When supermarkets sprang up in the early '30s, Mr. George and Mr. John thought them mere Depression pan-flashes. Not until their own sales tumbled did they realize that supermarkets were putting their own "combination" stores out of business. But if the Hartfords started late, they moved fast, started opening supermarkets right & left, and added such wrinkles as pre-packaged meats & produce, weighed and pricetagged. They expanded by contracting. Each new supermarket closed some six of the old-type A & Ps so that the number of stores dwindled from 1930's peak of 15,737 to today's 4,682. Yet they built so much more volume that sales, payrolls and employees rose higher than ever.
Increased size inevitably brought severer headaches. Years earlier the Hartfords had set up teams of traveling auditors to check price tags and weights in all the stores and report back to them directly, thus keeping tabs on the empire. There was always the chance that a dishonest store manager would overcharge, short-change or underweigh. But honest managers also were squeezed. They got so little leeway in their allowances for breakage, spoilage and pilfering that some of them felt they had to cut honesty corners to make a good competitive showing.
In 1936 the reckoning came. John Hartford sat and squirmed in a Washington court while Bureau of Standards investigators recited how they had been short-weighed on 50 chickens bought at A & P stores. John stormed back to the Graybar Building determined to cull out all such flipmagilding. He sat down and personally signed letters to 40,000 men & women in his employ warning them, on penalty of discharge, that every A & P customer "must get 16 ounces to every pound." Moreover, John set up a big board at headquarters to mark every supermarket's quarterly showing, raised hob whenever one turned up the white card indicating a "stock gain," i.e., a dollar "take" exceeding the retail value of all goods sold, a sign of possible overcharging or short-weighing. Now, says Mr. John firmly, virtually all of the supermarkets consistently show stock losses.
How Big? The A & P's enormous size brought far greater problems. The Government's trustbusters brought the company to trial on charges of violating the Sherman Anti-Trust Act.

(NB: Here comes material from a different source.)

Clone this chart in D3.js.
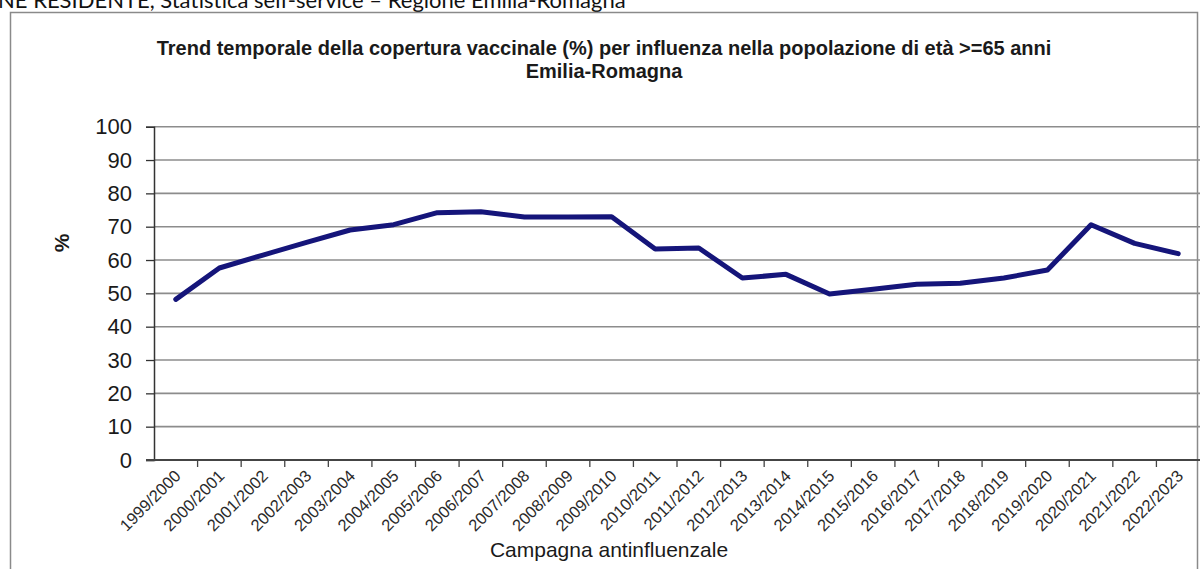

In convicting the A & P in a criminal suit (and fining it $250,000), Illinois Federal Judge Walter Lindley found there was evidence that the A & P had time & again sold below cost to beat down rivals in price wars or to gain volume by switching profits from its non-retail subsidiaries to stores that lost money. Moreover, he found that A & P's buying subsidiary, Atlantic Commission Co. (Acco), so dominated the produce market that it not only bought the best produce for A & P but sold what it did not want to A & P's competitors at a profit, thus making sure that their costs would be higher.